Phasing out coal will also be key to reaching the continent’s sustainable energy goals — something we have yet to do. Our latest NDCs do pledge to accelerate “the scale-up of on-grid renewable energy by reducing coal capacity in the generation mix,” including by expanding residential renewables generation with more rooftop PV panels and encouraging the use of LED lighting.
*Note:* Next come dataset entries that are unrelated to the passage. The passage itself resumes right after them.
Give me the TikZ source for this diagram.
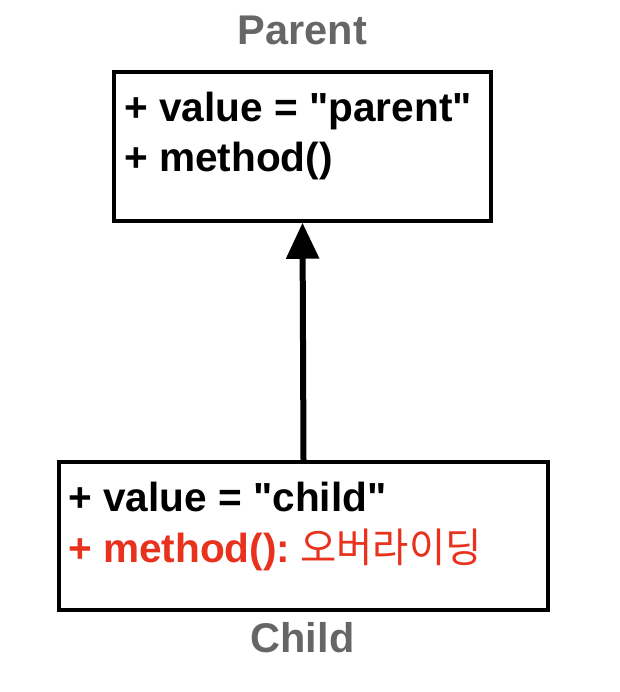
\documentclass[tikz,border=0pt]{standalone}
\usepackage{fontspec}
\setmainfont{Liberation Sans}[Ligatures=TeXOff]
\newfontfamily\kofont[FakeStretch=0.97]{Noto Sans CJK KR}
\usetikzlibrary{arrows.meta}
\definecolor{labelgray}{HTML}{666666}
\definecolor{overred}{HTML}{E8321E}
\tikzset{
  umlbox/.style={draw=black, line width=3.5pt, rectangle, inner sep=0pt, fill=white},
  member/.style={anchor=base west, inner sep=0pt, font=\fontsize{40.6}{48}\selectfont\bfseries},
  title/.style={anchor=base, inner sep=0pt, text=labelgray, font=\fontsize{41.5}{48}\selectfont\bfseries},
  inherit/.style={line width=6pt, -{Triangle[length=36pt,width=32pt]}}
}
\begin{document}
\begin{tikzpicture}[x=1pt,y=-1pt]
\useasboundingbox (0,0) rectangle (619,692);
\node[umlbox, minimum width=377pt, minimum height=149pt] (parent) at (302.5,146.5) {};
\node[umlbox, minimum width=489pt, minimum height=148pt] (child) at (303.5,536) {};
\node[title] (ptitle) at (302.5,45) {Parent};
\node[title] (ctitle) at (302.5,652) {Child};
\node[member] (pv) at (124,122) {+ value = "parent"};
\node[member] (pm) at (124,172) {+ method()};
\node[member] (cv) at (68,511) {+ value = "child"};
\node[member, text=overred] (cm) at (68,562) {+ method():\hspace{10pt}{\kofont\mdseries 오버라이딩}};
\draw[inherit] (child.north) -- (parent.south);
\end{tikzpicture}
\end{document}
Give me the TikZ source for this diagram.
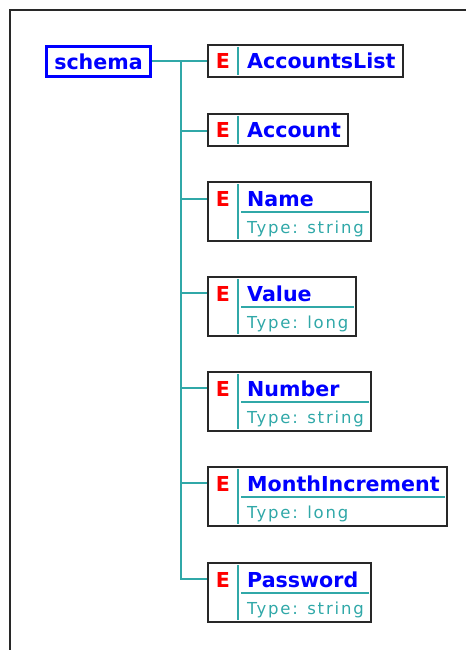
\documentclass[tikz,border=0pt]{standalone}
\usepackage{fontspec}
\setmainfont{DejaVu Sans}
\newfontfamily\typefont{DejaVu Sans}[LetterSpace=11]
\usepackage{xcolor}
\usetikzlibrary{positioning, fit}
\definecolor{xsdblue}{RGB}{0,0,255}
\definecolor{xsdred}{RGB}{255,0,0}
\definecolor{xsdteal}{RGB}{48,168,168}
\definecolor{xsdgray}{RGB}{40,40,40}

\begin{document}
\begin{tikzpicture}[
    x=1pt, y=-1pt,
    root/.style={draw=xsdblue, line width=3pt, minimum width=104pt, minimum height=30pt, inner sep=0pt, text=xsdblue, font=\bfseries\fontsize{20.6}{24}\selectfont},
    elbox/.style={draw=xsdgray, line width=2pt, inner sep=0pt},
    etag/.style={anchor=base, inner sep=0pt, text=xsdred, font=\bfseries\fontsize{20.6}{24}\selectfont},
    eltitle/.style={anchor=base west, inner xsep=7pt, inner ysep=0pt, text=xsdblue, font=\bfseries\fontsize{20.6}{24}\selectfont},
    eltype/.style={anchor=base west, inner xsep=7pt, inner ysep=0pt, text=xsdteal, font=\typefont\fontsize{16.5}{19}\selectfont},
    divider/.style={draw=xsdteal, line width=2pt},
    link/.style={draw=xsdteal, line width=2pt},
    pageframe/.style={draw=xsdgray, line width=2pt},
]
\useasboundingbox (0,0) rectangle (466,650);
\draw[pageframe] (10,650) -- (10,10) -- (466,10);

% Root
\node[root] (schema) at (98.5,61.5) {schema};
\coordinate[right=29pt of schema.east] (trunk);

% AccountsList
\node[etag] (accountslistE) at (223,69) {E};
\node[eltitle] (accountslistT) at (240,69) {AccountsList};
\node[elbox, fit={(208,45) (208,77) (accountslistT)}] (accountslist) {};
\draw[divider] ([shift={(31,3)}]accountslist.north west) -- ([shift={(31,-3)}]accountslist.south west);

% Account
\node[etag] (accountE) at (223,138) {E};
\node[eltitle] (accountT) at (240,138) {Account};
\node[elbox, fit={(208,114) (208,146) (accountT)}] (account) {};
\draw[divider] ([shift={(31,3)}]account.north west) -- ([shift={(31,-3)}]account.south west);

% Name
\node[etag] (nameE) at (223,206) {E};
\node[eltitle] (nameT) at (240,206) {Name};
\node[eltype] (nameY) at (240,233) {Type: string};
\node[elbox, fit={(208,182) (208,241) (nameT) (nameY)}] (name) {};
\draw[divider] ([shift={(31,3)}]name.north west) -- ([shift={(31,-3)}]name.south west);
\draw[divider] ([shift={(34,31)}]name.north west) -- ([shift={(-3,31)}]name.north east);

% Value
\node[etag] (valueE) at (223,301) {E};
\node[eltitle] (valueT) at (240,301) {Value};
\node[eltype] (valueY) at (240,328) {Type: long};
\node[elbox, fit={(208,277) (208,336) (valueT) (valueY)}] (value) {};
\draw[divider] ([shift={(31,3)}]value.north west) -- ([shift={(31,-3)}]value.south west);
\draw[divider] ([shift={(34,31)}]value.north west) -- ([shift={(-3,31)}]value.north east);

% Number
\node[etag] (numberE) at (223,396) {E};
\node[eltitle] (numberT) at (240,396) {Number};
\node[eltype] (numberY) at (240,423) {Type: string};
\node[elbox, fit={(208,372) (208,431) (numberT) (numberY)}] (number) {};
\draw[divider] ([shift={(31,3)}]number.north west) -- ([shift={(31,-3)}]number.south west);
\draw[divider] ([shift={(34,31)}]number.north west) -- ([shift={(-3,31)}]number.north east);

% MonthIncrement
\node[etag] (monthE) at (223,491) {E};
\node[eltitle] (monthT) at (240,491) {MonthIncrement};
\node[eltype] (monthY) at (240,518) {Type: long};
\node[elbox, fit={(208,467) (208,526) (monthT) (monthY)}] (month) {};
\draw[divider] ([shift={(31,3)}]month.north west) -- ([shift={(31,-3)}]month.south west);
\draw[divider] ([shift={(34,31)}]month.north west) -- ([shift={(-3,31)}]month.north east);

% Password
\node[etag] (passwordE) at (223,587) {E};
\node[eltitle] (passwordT) at (240,587) {Password};
\node[eltype] (passwordY) at (240,614) {Type: string};
\node[elbox, fit={(208,563) (208,622) (passwordT) (passwordY)}] (password) {};
\draw[divider] ([shift={(31,3)}]password.north west) -- ([shift={(31,-3)}]password.south west);
\draw[divider] ([shift={(34,31)}]password.north west) -- ([shift={(-3,31)}]password.north east);

% Connectors
\draw[link] (schema.east) -- (accountslist.west |- schema.east);
\draw[link] (trunk) |- (account.west |- accountT);
\draw[link] (trunk) |- (name.west |- nameT);
\draw[link] (trunk) |- (value.west |- valueT);
\draw[link] (trunk) |- (number.west |- numberT);
\draw[link] (trunk) |- (month.west |- monthT);
\draw[link] (trunk) |- (password.west |- passwordT);

\end{tikzpicture}
\end{document}
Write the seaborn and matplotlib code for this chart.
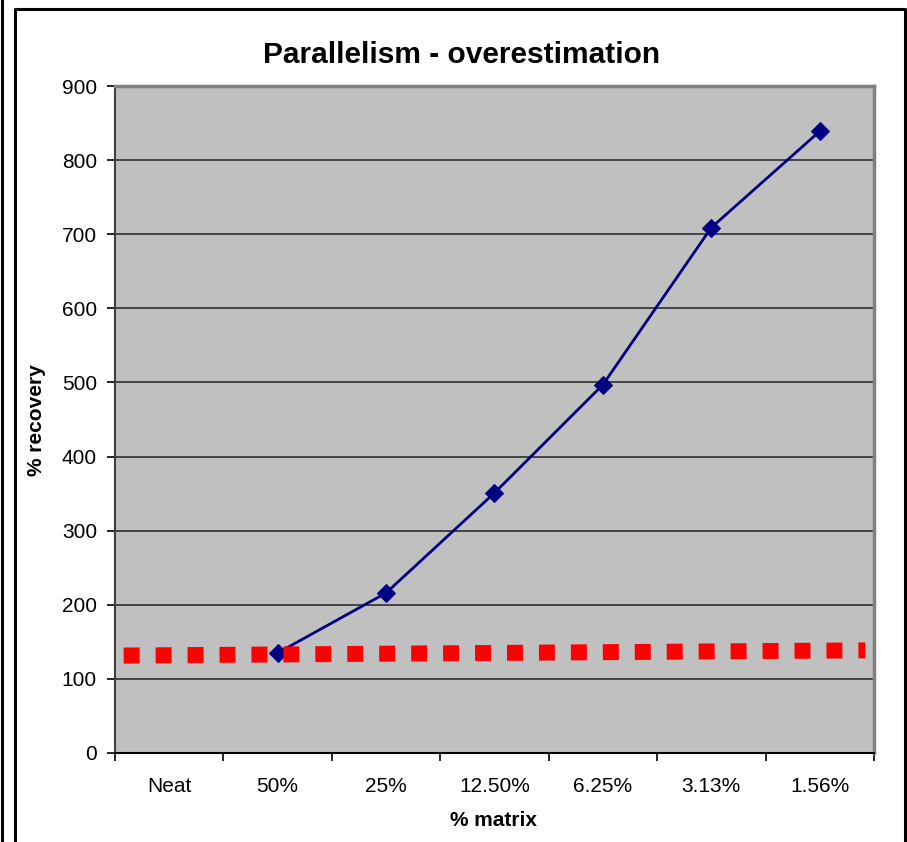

More African interconnection could allow us to solve our electricity glut: Electric grids that are heavily dependent on renewables need to be able to handle more variability (peaks and troughs in the level of generation due to weather conditions), the IEA notes. Strengthening domestic grid infrastructure is therefore key, as is linking the grids of neighboring countries, it says. Sharing more energy with our African neighbors could offer us a way to continue developing renewables despite our oversupply issue — and the government is already eyeing expanding regional interconnection projects (like those underway with Sudan, Greece, Cyprus, and Saudi Arabia) as well as shifting to a smart grid to improve efficiency.
#2- Now is the moment to capitalize on natgas: Egypt and Nigeria are set to drive a 15% expansion in natural gas production on the continent this decade, before output starts to fall from the mid-2020s as global demand drops off on the back of the transition away from fossil fuels, the IEA says. If African countries are able to position themselves as Europe’s replacement for even 20% of the gas it used to get from Russia, demand for African gas would increase by one-third by the end of this decade, the IEA says. But Africa’s ability to exploit its natural gas will hinge on its ability to attract investors fast to develop its resources, it adds, before other countries move in to fill the gap.
We don’t need to be told twice: We’ve been striking agreements left, right, and center on ramping up the exploitation of our natural gas and getting more of it exported to Europe. We’re cutting down on domestic electricity consumption to bump up exports to Europe and secure some extra FX liquidity, and we’re also boosting production capacity. The IEA report namechecks talks with Eni to ramp up gas imports from Egypt to Italy and the rest of Europe. We’ve also struck a landmark agreement that will see Israel send more gas to Egypt’s LNG facilities before exporting it on tankers to European shores.
#3- Green hydrogen is about to become competitive: Falling hydrogen production costs could mean that the continent will be able to deliver green hydrogen to the EU at “internationally competitive price points” by 2030. As the report acknowledges, we’re leading the continent when it comes to this nascent sector: The Madbouly government has signed more than USD 10 bn of preliminary agreements for projects with international partners, and is expected to announce more at COP27.
The price tag for a sustainably powered Africa? Securing modern energy access for all Africans by 2030 would require only USD 25 bn of investment a year — the equivalent of 1% of global energy investment or constructing one large liquefied natural gas (LNG) terminal, according to the IEA. But to do that while also achieving all the other sustainability goals in the SAS would take USD 190 bn annually from 2026 until 2030.
That means we need more finance: “Multilateral development banks must make increasing financial flows to Africa an absolute priority” by upping concessional finance, helping to double domestic financial markets, and using innovative financing methods like carbon credits (something we’re already exploring), the IEA says. Debt burdens in some African countries remain an investment risk, it adds.